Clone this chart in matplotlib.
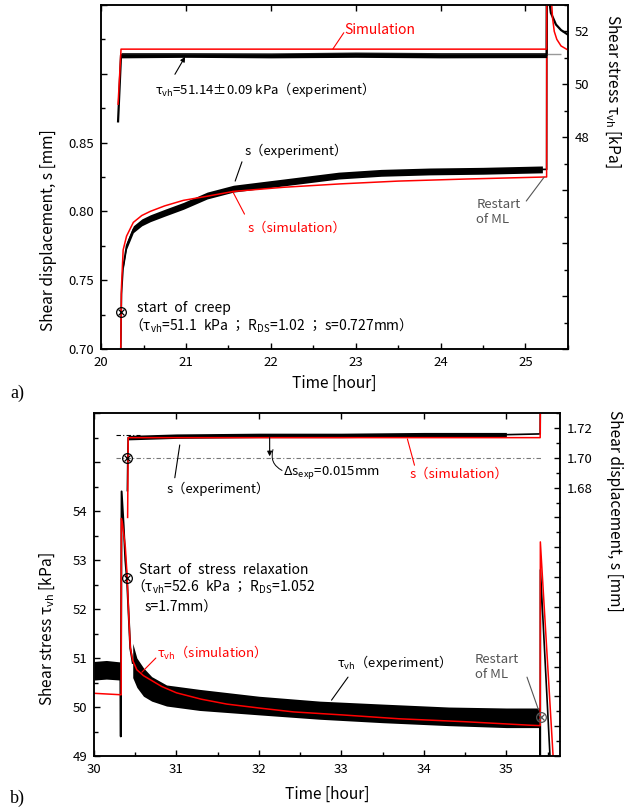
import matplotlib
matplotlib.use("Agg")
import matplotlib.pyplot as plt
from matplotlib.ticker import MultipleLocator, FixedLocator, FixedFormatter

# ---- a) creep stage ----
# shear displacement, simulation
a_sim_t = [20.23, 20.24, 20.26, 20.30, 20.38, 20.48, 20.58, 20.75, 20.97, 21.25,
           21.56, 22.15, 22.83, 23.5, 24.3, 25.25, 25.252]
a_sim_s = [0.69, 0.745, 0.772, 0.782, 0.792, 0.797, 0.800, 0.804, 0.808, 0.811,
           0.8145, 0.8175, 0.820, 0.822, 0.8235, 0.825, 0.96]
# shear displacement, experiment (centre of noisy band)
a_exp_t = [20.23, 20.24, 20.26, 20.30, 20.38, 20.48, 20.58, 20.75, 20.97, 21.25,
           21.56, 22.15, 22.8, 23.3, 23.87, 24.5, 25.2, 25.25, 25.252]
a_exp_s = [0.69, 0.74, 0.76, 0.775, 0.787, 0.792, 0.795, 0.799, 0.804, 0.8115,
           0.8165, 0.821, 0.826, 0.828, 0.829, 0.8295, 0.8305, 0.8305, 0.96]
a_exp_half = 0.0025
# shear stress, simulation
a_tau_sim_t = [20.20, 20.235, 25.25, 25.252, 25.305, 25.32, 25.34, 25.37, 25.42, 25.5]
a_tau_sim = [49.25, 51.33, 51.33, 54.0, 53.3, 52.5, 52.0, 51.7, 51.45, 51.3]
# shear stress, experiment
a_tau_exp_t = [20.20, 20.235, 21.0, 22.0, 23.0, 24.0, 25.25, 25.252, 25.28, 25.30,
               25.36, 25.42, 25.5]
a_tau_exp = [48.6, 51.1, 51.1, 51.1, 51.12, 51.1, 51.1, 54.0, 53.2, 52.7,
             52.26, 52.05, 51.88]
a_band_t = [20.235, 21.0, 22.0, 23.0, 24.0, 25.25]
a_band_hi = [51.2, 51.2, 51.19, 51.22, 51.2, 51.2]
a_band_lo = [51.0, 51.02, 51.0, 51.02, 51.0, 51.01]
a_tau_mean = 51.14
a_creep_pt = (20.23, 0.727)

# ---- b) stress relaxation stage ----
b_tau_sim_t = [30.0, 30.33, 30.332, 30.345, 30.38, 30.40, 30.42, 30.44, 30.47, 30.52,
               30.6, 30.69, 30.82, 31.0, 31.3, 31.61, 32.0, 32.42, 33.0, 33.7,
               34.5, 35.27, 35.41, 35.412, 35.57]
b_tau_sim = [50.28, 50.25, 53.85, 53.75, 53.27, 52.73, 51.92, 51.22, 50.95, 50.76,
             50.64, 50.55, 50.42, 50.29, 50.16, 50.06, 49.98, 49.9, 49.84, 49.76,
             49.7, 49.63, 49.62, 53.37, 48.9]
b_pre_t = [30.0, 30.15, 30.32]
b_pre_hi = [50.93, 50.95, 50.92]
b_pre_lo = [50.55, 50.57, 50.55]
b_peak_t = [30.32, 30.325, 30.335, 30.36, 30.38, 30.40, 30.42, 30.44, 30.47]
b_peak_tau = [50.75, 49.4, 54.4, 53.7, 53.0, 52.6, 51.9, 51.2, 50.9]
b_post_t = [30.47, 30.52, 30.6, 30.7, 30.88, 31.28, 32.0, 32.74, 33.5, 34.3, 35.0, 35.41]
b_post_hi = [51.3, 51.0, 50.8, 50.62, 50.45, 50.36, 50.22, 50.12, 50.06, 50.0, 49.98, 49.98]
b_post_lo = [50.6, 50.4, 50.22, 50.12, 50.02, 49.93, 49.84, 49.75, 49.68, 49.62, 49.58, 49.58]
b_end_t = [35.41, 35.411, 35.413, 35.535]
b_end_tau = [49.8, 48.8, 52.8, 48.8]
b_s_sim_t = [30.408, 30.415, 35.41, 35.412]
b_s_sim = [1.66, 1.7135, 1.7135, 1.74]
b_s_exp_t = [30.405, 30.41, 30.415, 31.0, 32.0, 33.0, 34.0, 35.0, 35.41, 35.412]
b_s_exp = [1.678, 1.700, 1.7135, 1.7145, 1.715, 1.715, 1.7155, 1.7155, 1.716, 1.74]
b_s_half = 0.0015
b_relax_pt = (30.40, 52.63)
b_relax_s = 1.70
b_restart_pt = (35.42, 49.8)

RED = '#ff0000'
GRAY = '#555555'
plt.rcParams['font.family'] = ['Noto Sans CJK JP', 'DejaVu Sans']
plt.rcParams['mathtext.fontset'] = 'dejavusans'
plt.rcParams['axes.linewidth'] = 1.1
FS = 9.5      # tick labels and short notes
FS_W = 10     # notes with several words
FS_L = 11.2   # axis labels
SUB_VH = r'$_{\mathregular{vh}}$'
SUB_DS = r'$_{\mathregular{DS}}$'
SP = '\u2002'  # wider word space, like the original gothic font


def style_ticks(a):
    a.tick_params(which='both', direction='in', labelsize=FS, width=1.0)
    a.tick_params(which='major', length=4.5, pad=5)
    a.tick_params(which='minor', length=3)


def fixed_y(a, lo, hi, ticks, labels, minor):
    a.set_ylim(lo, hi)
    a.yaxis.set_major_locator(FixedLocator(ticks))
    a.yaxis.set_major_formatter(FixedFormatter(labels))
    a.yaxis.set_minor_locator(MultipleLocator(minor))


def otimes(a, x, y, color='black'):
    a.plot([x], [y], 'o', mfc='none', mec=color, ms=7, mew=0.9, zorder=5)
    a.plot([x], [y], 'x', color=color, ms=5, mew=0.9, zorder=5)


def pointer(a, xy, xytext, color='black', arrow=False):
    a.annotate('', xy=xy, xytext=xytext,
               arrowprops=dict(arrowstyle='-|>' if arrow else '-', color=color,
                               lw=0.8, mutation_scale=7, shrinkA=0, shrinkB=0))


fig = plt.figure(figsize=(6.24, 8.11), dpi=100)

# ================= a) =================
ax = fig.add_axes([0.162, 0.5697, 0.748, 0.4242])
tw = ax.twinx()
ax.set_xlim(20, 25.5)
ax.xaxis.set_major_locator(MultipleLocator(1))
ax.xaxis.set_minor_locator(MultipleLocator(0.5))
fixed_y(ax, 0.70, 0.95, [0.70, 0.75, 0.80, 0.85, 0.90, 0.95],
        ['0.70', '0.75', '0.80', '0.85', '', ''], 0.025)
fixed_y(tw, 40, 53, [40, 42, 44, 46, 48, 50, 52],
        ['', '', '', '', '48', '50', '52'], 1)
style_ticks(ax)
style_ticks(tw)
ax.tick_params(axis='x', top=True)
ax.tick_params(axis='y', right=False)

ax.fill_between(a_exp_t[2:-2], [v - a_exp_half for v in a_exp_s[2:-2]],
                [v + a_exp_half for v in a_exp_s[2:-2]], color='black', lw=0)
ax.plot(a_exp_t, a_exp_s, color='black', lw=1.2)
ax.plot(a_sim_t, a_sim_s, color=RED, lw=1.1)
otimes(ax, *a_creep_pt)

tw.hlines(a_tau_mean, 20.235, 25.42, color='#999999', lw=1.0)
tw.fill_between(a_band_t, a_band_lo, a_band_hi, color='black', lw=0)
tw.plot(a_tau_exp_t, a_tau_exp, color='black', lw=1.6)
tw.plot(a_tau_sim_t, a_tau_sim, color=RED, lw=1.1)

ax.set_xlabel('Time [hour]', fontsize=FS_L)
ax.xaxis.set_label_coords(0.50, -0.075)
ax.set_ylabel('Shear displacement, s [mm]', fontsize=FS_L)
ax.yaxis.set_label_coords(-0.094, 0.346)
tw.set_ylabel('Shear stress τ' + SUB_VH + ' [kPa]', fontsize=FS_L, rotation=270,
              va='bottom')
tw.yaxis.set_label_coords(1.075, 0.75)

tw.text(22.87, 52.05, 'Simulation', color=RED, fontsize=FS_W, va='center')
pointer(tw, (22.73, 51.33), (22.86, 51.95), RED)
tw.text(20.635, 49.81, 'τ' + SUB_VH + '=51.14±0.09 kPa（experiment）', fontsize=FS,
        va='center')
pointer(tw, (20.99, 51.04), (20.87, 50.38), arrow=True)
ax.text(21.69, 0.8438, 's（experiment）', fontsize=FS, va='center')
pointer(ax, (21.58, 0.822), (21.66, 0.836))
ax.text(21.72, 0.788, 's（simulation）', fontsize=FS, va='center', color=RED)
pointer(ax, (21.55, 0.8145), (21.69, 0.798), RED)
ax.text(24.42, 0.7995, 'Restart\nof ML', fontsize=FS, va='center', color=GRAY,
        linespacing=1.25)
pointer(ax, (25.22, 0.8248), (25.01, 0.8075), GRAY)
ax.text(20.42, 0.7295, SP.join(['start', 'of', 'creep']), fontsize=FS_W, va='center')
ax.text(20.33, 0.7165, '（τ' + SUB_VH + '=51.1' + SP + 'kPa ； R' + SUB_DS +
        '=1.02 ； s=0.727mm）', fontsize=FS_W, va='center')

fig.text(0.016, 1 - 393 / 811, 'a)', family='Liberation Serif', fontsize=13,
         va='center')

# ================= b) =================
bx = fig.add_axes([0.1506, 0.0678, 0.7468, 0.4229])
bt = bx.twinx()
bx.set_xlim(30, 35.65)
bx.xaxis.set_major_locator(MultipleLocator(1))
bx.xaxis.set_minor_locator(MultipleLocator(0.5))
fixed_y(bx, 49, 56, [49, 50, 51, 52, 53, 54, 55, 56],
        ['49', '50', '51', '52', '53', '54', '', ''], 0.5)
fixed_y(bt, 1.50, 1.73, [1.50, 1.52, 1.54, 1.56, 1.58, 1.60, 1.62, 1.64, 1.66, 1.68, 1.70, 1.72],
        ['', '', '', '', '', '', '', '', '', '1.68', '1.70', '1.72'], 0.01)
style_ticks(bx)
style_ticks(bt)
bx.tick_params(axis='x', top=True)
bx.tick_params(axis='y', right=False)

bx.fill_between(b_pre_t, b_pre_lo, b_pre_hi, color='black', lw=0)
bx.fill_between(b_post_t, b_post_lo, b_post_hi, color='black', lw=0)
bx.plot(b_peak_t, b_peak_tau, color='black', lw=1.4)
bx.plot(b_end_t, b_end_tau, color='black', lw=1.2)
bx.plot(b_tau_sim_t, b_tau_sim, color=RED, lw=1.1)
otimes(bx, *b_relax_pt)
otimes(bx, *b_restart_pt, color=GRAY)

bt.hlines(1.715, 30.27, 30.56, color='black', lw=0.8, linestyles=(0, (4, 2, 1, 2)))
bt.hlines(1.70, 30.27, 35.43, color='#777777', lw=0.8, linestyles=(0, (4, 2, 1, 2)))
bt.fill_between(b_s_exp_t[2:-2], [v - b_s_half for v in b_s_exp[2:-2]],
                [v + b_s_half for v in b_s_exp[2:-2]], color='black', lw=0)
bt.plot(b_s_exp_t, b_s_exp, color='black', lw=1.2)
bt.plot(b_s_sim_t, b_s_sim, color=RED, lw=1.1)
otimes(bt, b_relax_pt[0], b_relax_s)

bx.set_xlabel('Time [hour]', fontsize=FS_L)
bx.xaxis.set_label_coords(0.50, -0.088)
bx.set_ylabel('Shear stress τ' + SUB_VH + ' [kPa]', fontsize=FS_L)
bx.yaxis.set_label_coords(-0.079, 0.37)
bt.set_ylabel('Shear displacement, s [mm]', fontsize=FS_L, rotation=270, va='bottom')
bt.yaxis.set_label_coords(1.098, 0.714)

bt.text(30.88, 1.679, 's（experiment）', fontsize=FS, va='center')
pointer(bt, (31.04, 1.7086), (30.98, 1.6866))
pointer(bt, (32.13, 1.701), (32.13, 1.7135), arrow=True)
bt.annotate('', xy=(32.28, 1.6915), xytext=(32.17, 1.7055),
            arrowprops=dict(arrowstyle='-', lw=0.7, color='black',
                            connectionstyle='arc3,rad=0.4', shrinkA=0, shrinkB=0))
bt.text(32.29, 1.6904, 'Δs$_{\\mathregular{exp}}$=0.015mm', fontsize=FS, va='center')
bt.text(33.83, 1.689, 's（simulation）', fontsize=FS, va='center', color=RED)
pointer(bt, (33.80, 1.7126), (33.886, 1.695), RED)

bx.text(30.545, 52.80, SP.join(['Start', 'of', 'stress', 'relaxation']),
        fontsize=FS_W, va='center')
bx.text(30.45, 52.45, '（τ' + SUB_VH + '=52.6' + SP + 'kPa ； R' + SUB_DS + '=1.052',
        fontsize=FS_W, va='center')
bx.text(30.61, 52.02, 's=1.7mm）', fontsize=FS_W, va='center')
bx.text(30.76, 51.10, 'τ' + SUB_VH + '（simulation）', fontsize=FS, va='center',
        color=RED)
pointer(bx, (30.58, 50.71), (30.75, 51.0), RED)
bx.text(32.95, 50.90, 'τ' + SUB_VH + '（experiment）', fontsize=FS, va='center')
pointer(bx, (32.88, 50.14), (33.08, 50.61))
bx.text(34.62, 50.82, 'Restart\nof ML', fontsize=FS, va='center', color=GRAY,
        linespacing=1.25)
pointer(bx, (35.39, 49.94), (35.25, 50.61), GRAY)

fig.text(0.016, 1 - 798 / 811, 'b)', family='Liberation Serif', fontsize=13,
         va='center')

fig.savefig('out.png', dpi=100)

▶ [STATED TASK] Repeat only what lies between the start of the data and the end of the line containing "from matplotlib.ticker import", exactly, with pictures left out.

▶ [IN RESPONSE]
Clone this chart in matplotlib.
import matplotlib
matplotlib.use("Agg")
import matplotlib.pyplot as plt
from matplotlib.ticker import MultipleLocator, FixedLocator, FixedFormatter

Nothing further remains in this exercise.